Олдрэд отвлёкся от окна и перевёл взгляд на чиновников, собравшихся вокруг простецкого деревянного стола. Эта небольшая группа эльфов включала в себя представителей высших военных чинов: каждый из них должен был владеть той информацией и навыками, которые позволяли им держать совет с правящим монархом так, как если бы на их месте действительно были те, кого они представляли. Их было немного, потому как их встреча являлась скорее внеплановым военным совещанием; по-настоящему громоздкие двери зала Созыва откроются для Военного Совета лишь через неделю, двадцать второго дня Кельстэвина. Встречаться в таком скромном, но важном составе, каков присутствовал в этом помещении сейчас, было решением, принятым Олдрэдом в течение нескольких секунд, когда ему сообщили о катастрофической смене обстоятельств. Во избежание возможных беспорядков, Его Величество решил сперва лично узнать о случившемся, и лишь затем поддаваться панике и менять свои первоначальные планы. Потому это совещание и выглядело малость несерьёзно: некоторые представители были будто выдернуты из своих дел и выглядели не до конца собранными, да и само помещение оставляло желать лучшего — Олдрэд выбрал его просто потому, что не желал далеко идти. По всей видимости, здесь когда-то находилось рабочее место кого-то из прислуги, но утверждать нечто подобное было сложно, так как из числа мебели ничего, кроме стола и принесённого из другого помещения стула, здесь больше не наблюдалось.
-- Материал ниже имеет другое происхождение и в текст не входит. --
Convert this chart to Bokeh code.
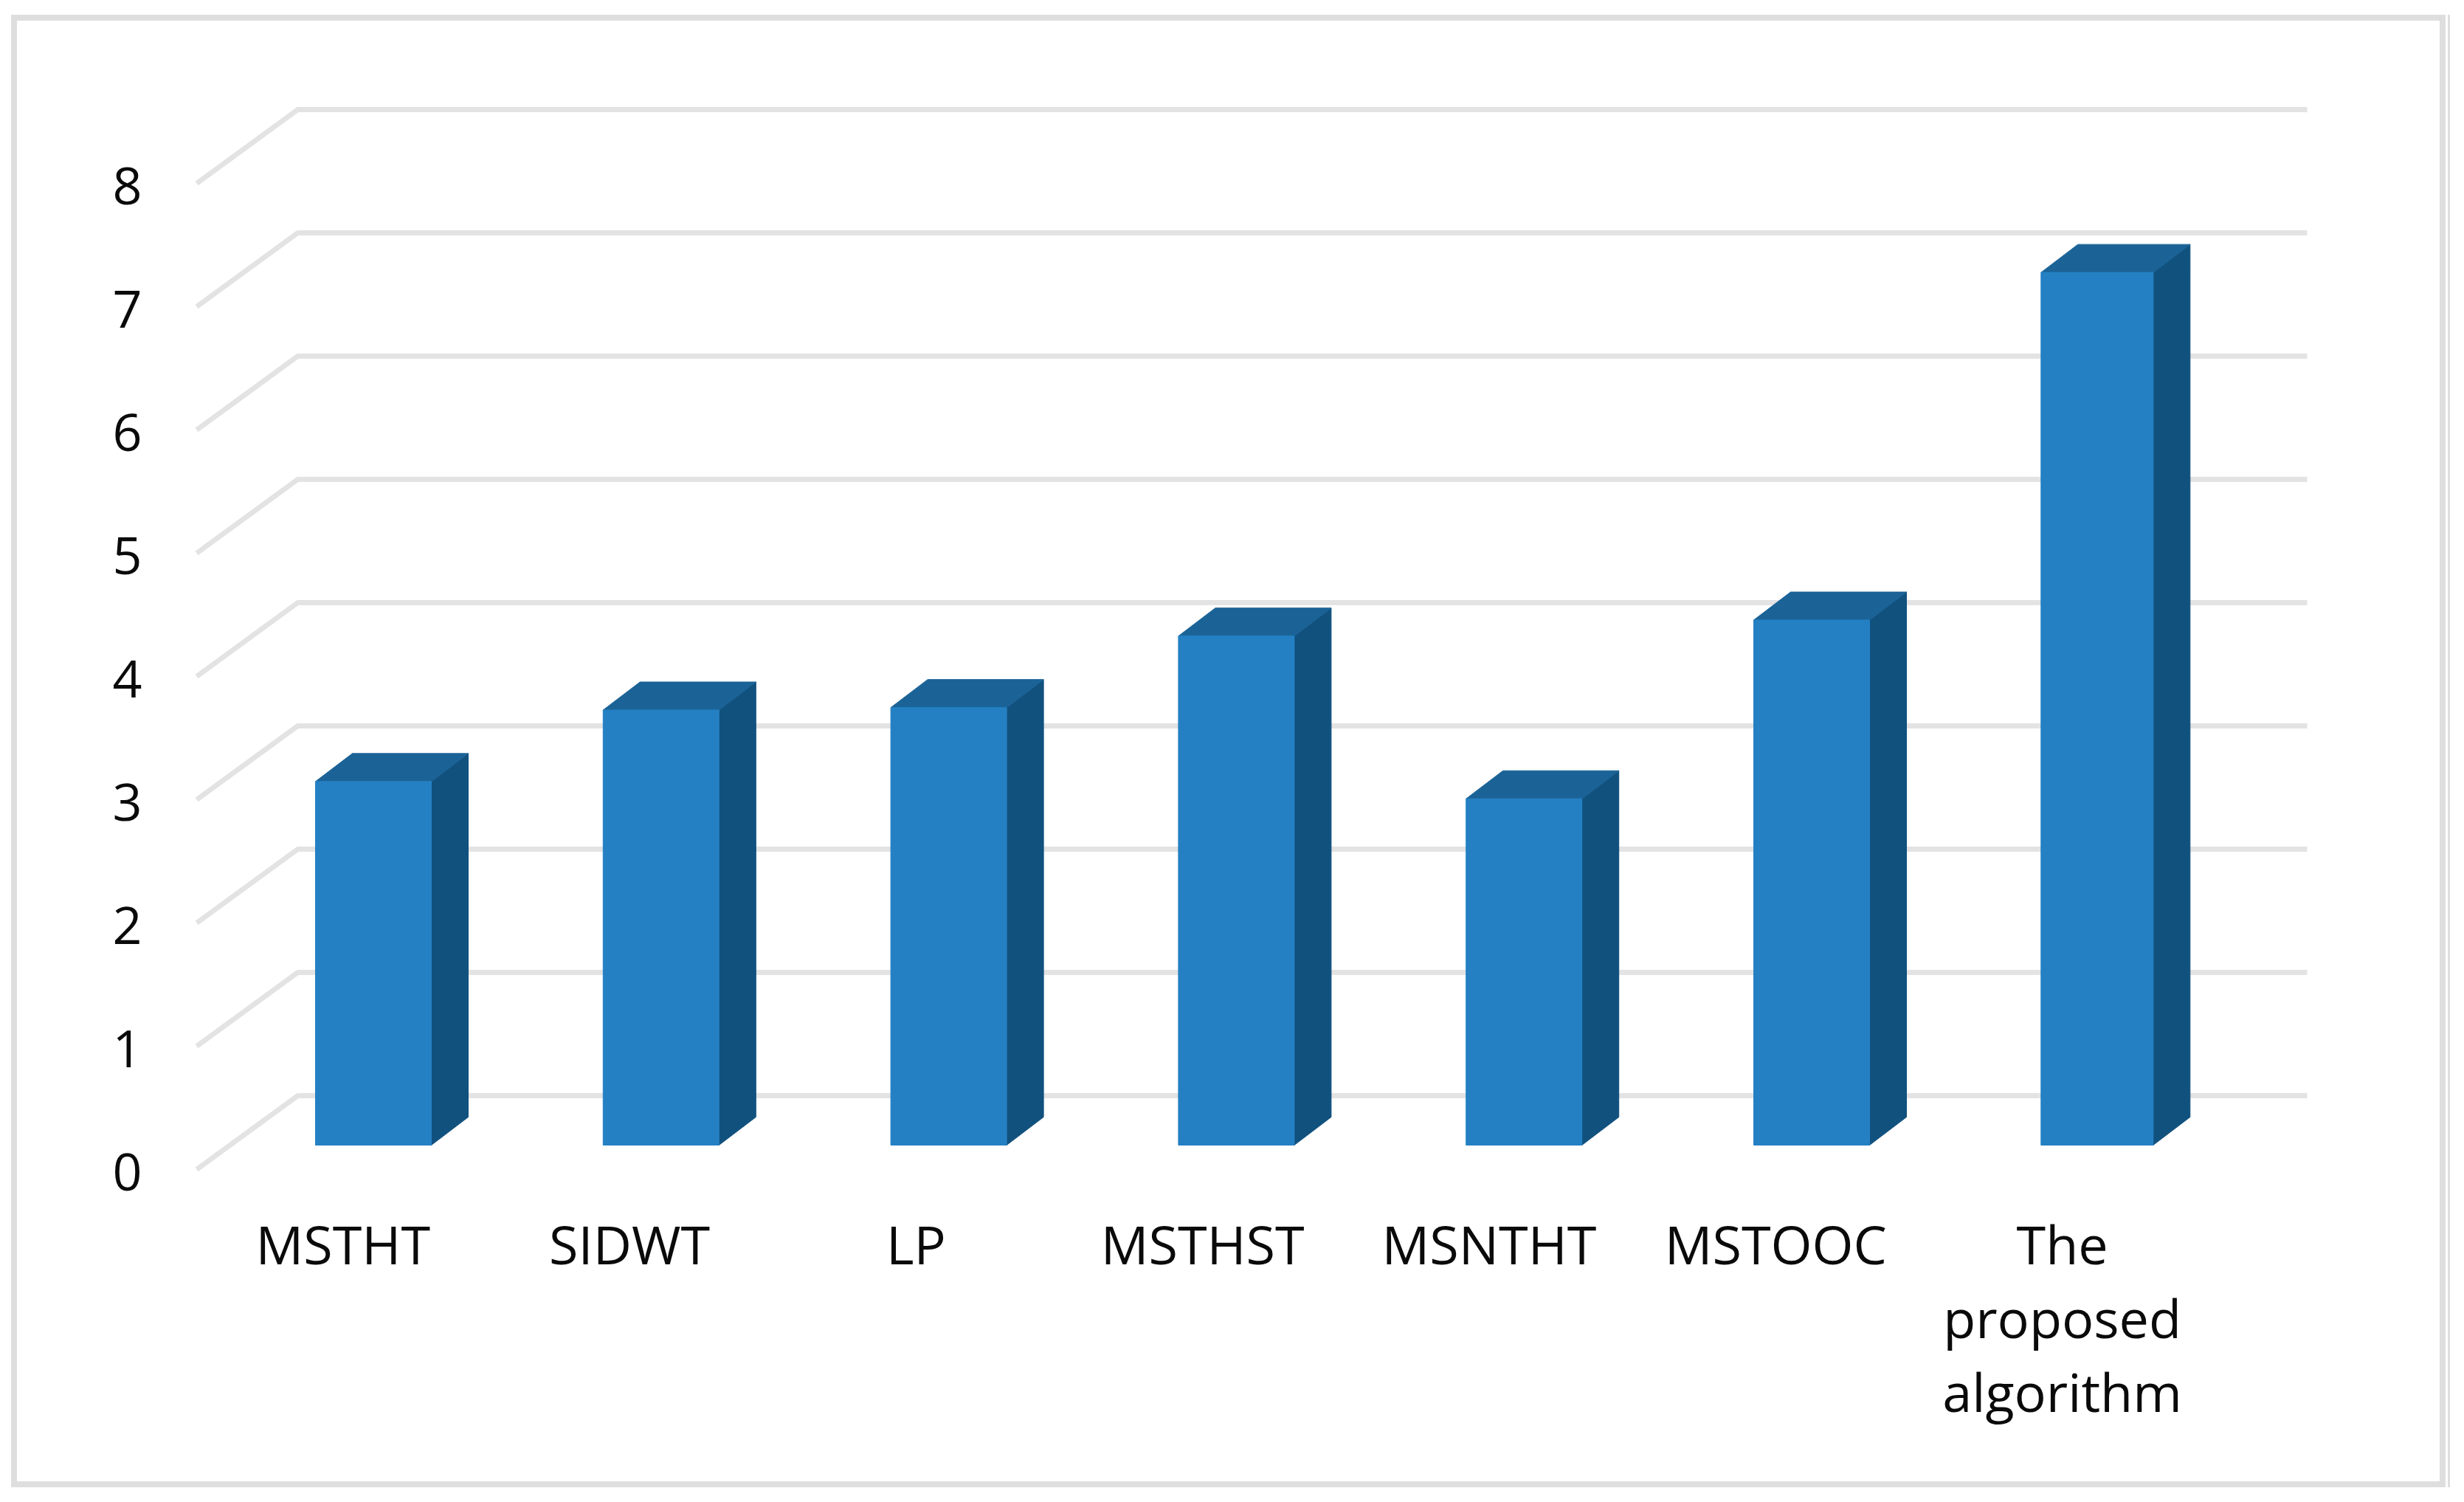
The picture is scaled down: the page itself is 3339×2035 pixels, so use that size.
from bokeh.plotting import figure
from bokeh.embed import file_html
from bokeh.resources import INLINE
from bokeh.models import Range1d, LinearAxis, FixedTicker, Label, InlineStyleSheet

categories = ["MSTHT", "SIDWT", "LP", "MSTHST", "MSNTHT", "MSTOOC", "The\nproposed\nalgorithm"]
values = [2.95, 3.53, 3.55, 4.13, 2.81, 4.26, 7.08]
y_ticks = [0, 1, 2, 3, 4, 5, 6, 7, 8]

FONT = "Open Sans"
FRONT = "#2480C3"
SIDE = "#11517E"
TOP = "#1B6397"
GRID = "#E3E3E3"
BORDER = "#DEDEDE"
TEXT = "#0A0A0A"

# chart geometry, in picture pixels
W, H = 3323, 2019
F_L, F_R, F_T, F_B = 240, 3200, 60, 1960
X0, DX = 505.5, 389.8      # centre of first bar and bar spacing
Y0, DY = 1551.0, 167.0     # bar base and one value unit
LX0, LDX = 464.3, 388.3    # first category label centre and label spacing
AXIS_Y = 1625
LABEL_TOP = AXIS_Y + 4
CONT_TOP = LABEL_TOP + 6
LINE_STEP = 100
def xv(px): return (px - X0) / DX
def yv(py): return (Y0 - py) / DY

p = figure(width=W, height=H, output_backend="svg", toolbar_location=None,
           x_range=Range1d(xv(F_L), xv(F_R)), y_range=Range1d(yv(F_B), yv(F_T)),
           x_axis_location=None, y_axis_location=None,
           min_border_left=F_L, min_border_right=W - F_R,
           min_border_top=F_T, min_border_bottom=H - F_B,
           background_fill_color="white", border_fill_color="white")
p.grid.visible = False
p.outline_line_color = None

AX_SHIFT = 36.0 / DY
p.extra_y_ranges = {"ax": Range1d(yv(F_B) + AX_SHIFT, yv(F_T) + AX_SHIFT)}
p.extra_x_ranges = {"ax": Range1d((F_L - LX0) / LDX, (F_R - LX0) / LDX)}

first_lines = {i: c.split("\n")[0] for i, c in enumerate(categories)}
ya = LinearAxis(y_range_name="ax", ticker=FixedTicker(ticks=y_ticks))
xa = LinearAxis(x_range_name="ax", ticker=FixedTicker(ticks=list(range(len(categories)))),
                major_label_overrides=first_lines, fixed_location=yv(AXIS_Y))
for a in (ya, xa):
    a.axis_line_color = None
    a.major_tick_line_color = None
    a.minor_tick_line_color = None
    a.major_label_text_font = FONT
    a.major_label_text_color = TEXT
ya.major_label_text_font_size = "70px"
xa.major_label_text_font_size = "72px"
ya.major_label_standoff = 42
xa.major_label_standoff = LABEL_TOP - AXIS_Y
p.add_layout(ya, "left")
p.add_layout(xa, "below")

# continuation lines of wrapped category labels
for i, c in enumerate(categories):
    for k, line in enumerate(c.split("\n")[1:], start=1):
        p.add_layout(Label(x=i, y=yv(CONT_TOP + k * LINE_STEP), x_range_name="ax", text=line,
                           text_font=FONT, text_font_size="72px", text_color=TEXT,
                           text_align="center", text_baseline="top"))

gx0, gx1, gx2 = xv(266), xv(403), xv(3126)
back = 67.0 / DY
front = -33.0 / DY
p.multi_line(xs=[[gx0, gx1, gx2] for _ in y_ticks],
             ys=[[t + front, t + back, t + back] for t in y_ticks],
             line_color=GRID, line_width=7, line_join="round")

half_w = [78.5 / DX] * 6 + [76.0 / DX]
xc = [float(i) for i in range(6)] + [6.0 - 3.0 / DX]
ddx, ddy = 50.0 / DX, 38.0 / DY
p.patches(xs=[[c + h, c + h + ddx, c + h + ddx, c + h] for c, h in zip(xc, half_w)],
          ys=[[0, ddy, v + ddy, v] for v in values], fill_color=SIDE, line_color=SIDE, line_width=1)
p.patches(xs=[[c - h, c - h + ddx, c + h + ddx, c + h] for c, h in zip(xc, half_w)],
          ys=[[v, v + ddy, v + ddy, v] for v in values], fill_color=TOP, line_color=TOP, line_width=1)
p.quad(left=[c - h for c, h in zip(xc, half_w)], right=[c + h for c, h in zip(xc, half_w)],
       bottom=0, top=values, fill_color=FRONT, line_color=FRONT, line_width=1)

# picture frame and the thin stray rule to its right
p.stylesheets = [InlineStyleSheet(css=f"""
:host::after {{content:""; position:absolute; left:15px; top:20px; width:{3314-15}px; height:{2015-20}px;
  box-sizing:border-box; border:8px solid {BORDER}; pointer-events:none; z-index:10;}}
:host::before {{content:""; position:absolute; left:3317px; top:20px; width:3px; height:{2015-20}px;
  background:{BORDER}; pointer-events:none; z-index:10;}}
""")]

open("out.html", "w").write(file_html(p, INLINE))
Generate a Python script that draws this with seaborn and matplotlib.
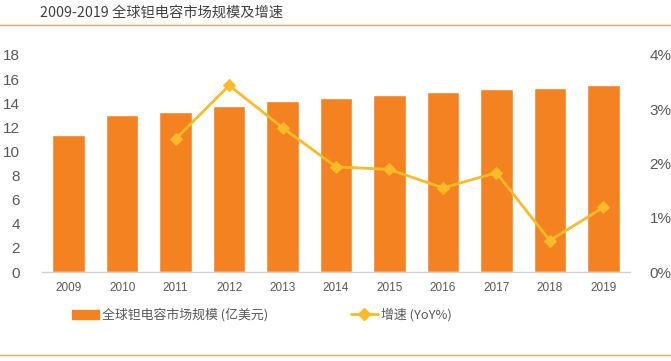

— Ваше Величество, — заговорил с ним представитель главнокомандующего.
Олдрэд перевёл свой мутноватый взор на него. Из всех собравшихся в помещении он был едва ли не самым молодым и, по сути, представлял собой одно из тех компромиссных решений короля, в результате которых он, тем не менее, остался доволен. При любых других обстоятельствах этому молодому мужчине представителем главнокомандующего — да ещё и во время войны с антарийцами — было бы не стать, но экономический коллапс на востоке страны, вызванный гражданской войной и чередой неверных решений со стороны Олдрэда, оказался достаточно весомой причиной, по которой это стало возможным: знатное семейство, из которого он происходил, значительно помогло в решении данного вопроса, обменяв своё безусловно окупившееся вмешательство на это высокое звание. К удивлению короля, новоявленный представитель оказался настоящим самородком и ни разу не уронил возложенных на него ожиданий. Но, несмотря на его способности и полученное в родных краях высшее специализированное образование, в нём чувствовалось отсутствие навыков, приобретаемых исключительно в столичных учебных заведениях. В частности, это проявлялось в ненужной неловкости, которую он испытывал перед королём.